**WORK TO DO**
The entries below contain pictures. Retype everything except those pictures, exactly as given.

**RECORDS SHOWN**

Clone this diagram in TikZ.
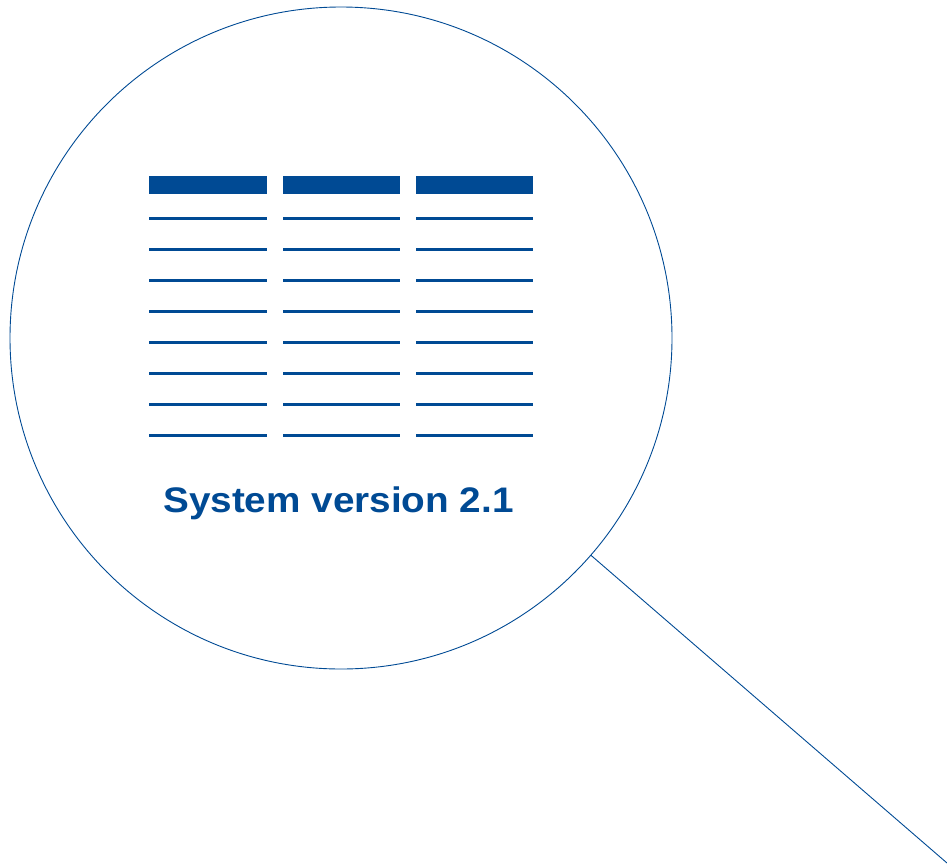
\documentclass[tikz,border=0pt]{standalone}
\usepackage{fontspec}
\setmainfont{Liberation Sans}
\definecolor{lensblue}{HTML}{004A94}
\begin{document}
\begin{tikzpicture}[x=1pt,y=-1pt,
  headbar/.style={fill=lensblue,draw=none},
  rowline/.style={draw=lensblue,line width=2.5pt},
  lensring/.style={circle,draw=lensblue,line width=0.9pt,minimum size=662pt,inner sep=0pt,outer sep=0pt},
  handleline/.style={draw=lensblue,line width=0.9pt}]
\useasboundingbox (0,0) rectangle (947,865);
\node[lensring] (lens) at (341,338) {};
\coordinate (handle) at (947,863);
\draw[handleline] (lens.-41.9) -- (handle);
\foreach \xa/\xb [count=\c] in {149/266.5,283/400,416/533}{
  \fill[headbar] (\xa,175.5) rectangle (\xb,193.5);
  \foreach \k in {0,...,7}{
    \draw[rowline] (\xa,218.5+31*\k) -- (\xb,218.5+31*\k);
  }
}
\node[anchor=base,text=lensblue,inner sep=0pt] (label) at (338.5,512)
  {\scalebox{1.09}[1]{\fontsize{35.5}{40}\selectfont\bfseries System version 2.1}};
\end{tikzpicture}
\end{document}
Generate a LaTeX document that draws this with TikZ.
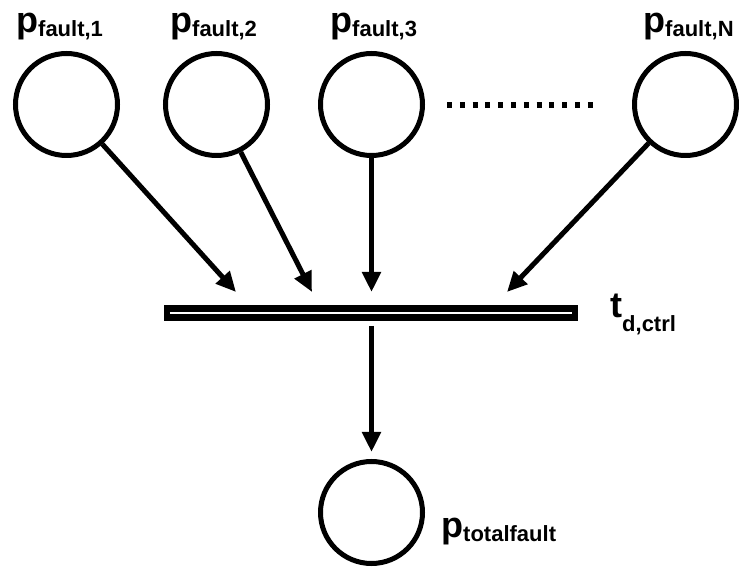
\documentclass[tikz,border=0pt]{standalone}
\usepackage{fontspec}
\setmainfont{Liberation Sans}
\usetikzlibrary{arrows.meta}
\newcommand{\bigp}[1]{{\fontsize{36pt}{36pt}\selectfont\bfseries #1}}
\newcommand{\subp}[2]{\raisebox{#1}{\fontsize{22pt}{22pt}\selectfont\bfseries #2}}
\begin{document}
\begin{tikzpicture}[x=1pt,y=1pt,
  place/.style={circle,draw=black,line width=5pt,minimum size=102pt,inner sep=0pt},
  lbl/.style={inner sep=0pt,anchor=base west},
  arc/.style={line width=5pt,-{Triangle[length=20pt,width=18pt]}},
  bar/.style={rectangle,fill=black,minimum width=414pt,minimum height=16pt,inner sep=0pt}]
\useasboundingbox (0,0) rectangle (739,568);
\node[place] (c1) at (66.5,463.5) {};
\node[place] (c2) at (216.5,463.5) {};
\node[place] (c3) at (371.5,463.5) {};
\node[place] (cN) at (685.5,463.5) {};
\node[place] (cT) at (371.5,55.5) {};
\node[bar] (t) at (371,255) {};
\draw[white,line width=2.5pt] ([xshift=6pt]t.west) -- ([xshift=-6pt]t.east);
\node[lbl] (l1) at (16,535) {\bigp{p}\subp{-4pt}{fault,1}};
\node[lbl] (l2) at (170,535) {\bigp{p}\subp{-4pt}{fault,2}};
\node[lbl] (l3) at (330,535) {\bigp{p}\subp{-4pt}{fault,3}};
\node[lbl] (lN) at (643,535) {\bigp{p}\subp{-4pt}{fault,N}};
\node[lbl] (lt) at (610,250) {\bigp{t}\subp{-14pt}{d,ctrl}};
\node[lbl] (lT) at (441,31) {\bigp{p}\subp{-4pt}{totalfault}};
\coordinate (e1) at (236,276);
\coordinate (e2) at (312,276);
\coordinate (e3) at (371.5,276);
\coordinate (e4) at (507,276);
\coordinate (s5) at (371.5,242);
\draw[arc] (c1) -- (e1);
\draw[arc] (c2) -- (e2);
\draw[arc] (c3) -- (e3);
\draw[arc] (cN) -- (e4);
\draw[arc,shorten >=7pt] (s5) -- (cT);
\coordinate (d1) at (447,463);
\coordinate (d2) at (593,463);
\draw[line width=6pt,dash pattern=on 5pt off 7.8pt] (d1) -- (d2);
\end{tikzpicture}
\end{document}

**REPLY TO THE TASK**
Clone this diagram in TikZ.
\documentclass[tikz,border=0pt]{standalone}
\usepackage{fontspec}
\setmainfont{Liberation Sans}
\definecolor{lensblue}{HTML}{004A94}
\begin{document}
\begin{tikzpicture}[x=1pt,y=-1pt,
  headbar/.style={fill=lensblue,draw=none},
  rowline/.style={draw=lensblue,line width=2.5pt},
  lensring/.style={circle,draw=lensblue,line width=0.9pt,minimum size=662pt,inner sep=0pt,outer sep=0pt},
  handleline/.style={draw=lensblue,line width=0.9pt}]
\useasboundingbox (0,0) rectangle (947,865);
\node[lensring] (lens) at (341,338) {};
\coordinate (handle) at (947,863);
\draw[handleline] (lens.-41.9) -- (handle);
\foreach \xa/\xb [count=\c] in {149/266.5,283/400,416/533}{
  \fill[headbar] (\xa,175.5) rectangle (\xb,193.5);
  \foreach \k in {0,...,7}{
    \draw[rowline] (\xa,218.5+31*\k) -- (\xb,218.5+31*\k);
  }
}
\node[anchor=base,text=lensblue,inner sep=0pt] (label) at (338.5,512)
  {\scalebox{1.09}[1]{\fontsize{35.5}{40}\selectfont\bfseries System version 2.1}};
\end{tikzpicture}
\end{document}
Generate a LaTeX document that draws this with TikZ.
\documentclass[tikz,border=0pt]{standalone}
\usepackage{fontspec}
\setmainfont{Liberation Sans}
\usetikzlibrary{arrows.meta}
\newcommand{\bigp}[1]{{\fontsize{36pt}{36pt}\selectfont\bfseries #1}}
\newcommand{\subp}[2]{\raisebox{#1}{\fontsize{22pt}{22pt}\selectfont\bfseries #2}}
\begin{document}
\begin{tikzpicture}[x=1pt,y=1pt,
  place/.style={circle,draw=black,line width=5pt,minimum size=102pt,inner sep=0pt},
  lbl/.style={inner sep=0pt,anchor=base west},
  arc/.style={line width=5pt,-{Triangle[length=20pt,width=18pt]}},
  bar/.style={rectangle,fill=black,minimum width=414pt,minimum height=16pt,inner sep=0pt}]
\useasboundingbox (0,0) rectangle (739,568);
\node[place] (c1) at (66.5,463.5) {};
\node[place] (c2) at (216.5,463.5) {};
\node[place] (c3) at (371.5,463.5) {};
\node[place] (cN) at (685.5,463.5) {};
\node[place] (cT) at (371.5,55.5) {};
\node[bar] (t) at (371,255) {};
\draw[white,line width=2.5pt] ([xshift=6pt]t.west) -- ([xshift=-6pt]t.east);
\node[lbl] (l1) at (16,535) {\bigp{p}\subp{-4pt}{fault,1}};
\node[lbl] (l2) at (170,535) {\bigp{p}\subp{-4pt}{fault,2}};
\node[lbl] (l3) at (330,535) {\bigp{p}\subp{-4pt}{fault,3}};
\node[lbl] (lN) at (643,535) {\bigp{p}\subp{-4pt}{fault,N}};
\node[lbl] (lt) at (610,250) {\bigp{t}\subp{-14pt}{d,ctrl}};
\node[lbl] (lT) at (441,31) {\bigp{p}\subp{-4pt}{totalfault}};
\coordinate (e1) at (236,276);
\coordinate (e2) at (312,276);
\coordinate (e3) at (371.5,276);
\coordinate (e4) at (507,276);
\coordinate (s5) at (371.5,242);
\draw[arc] (c1) -- (e1);
\draw[arc] (c2) -- (e2);
\draw[arc] (c3) -- (e3);
\draw[arc] (cN) -- (e4);
\draw[arc,shorten >=7pt] (s5) -- (cT);
\coordinate (d1) at (447,463);
\coordinate (d2) at (593,463);
\draw[line width=6pt,dash pattern=on 5pt off 7.8pt] (d1) -- (d2);
\end{tikzpicture}
\end{document}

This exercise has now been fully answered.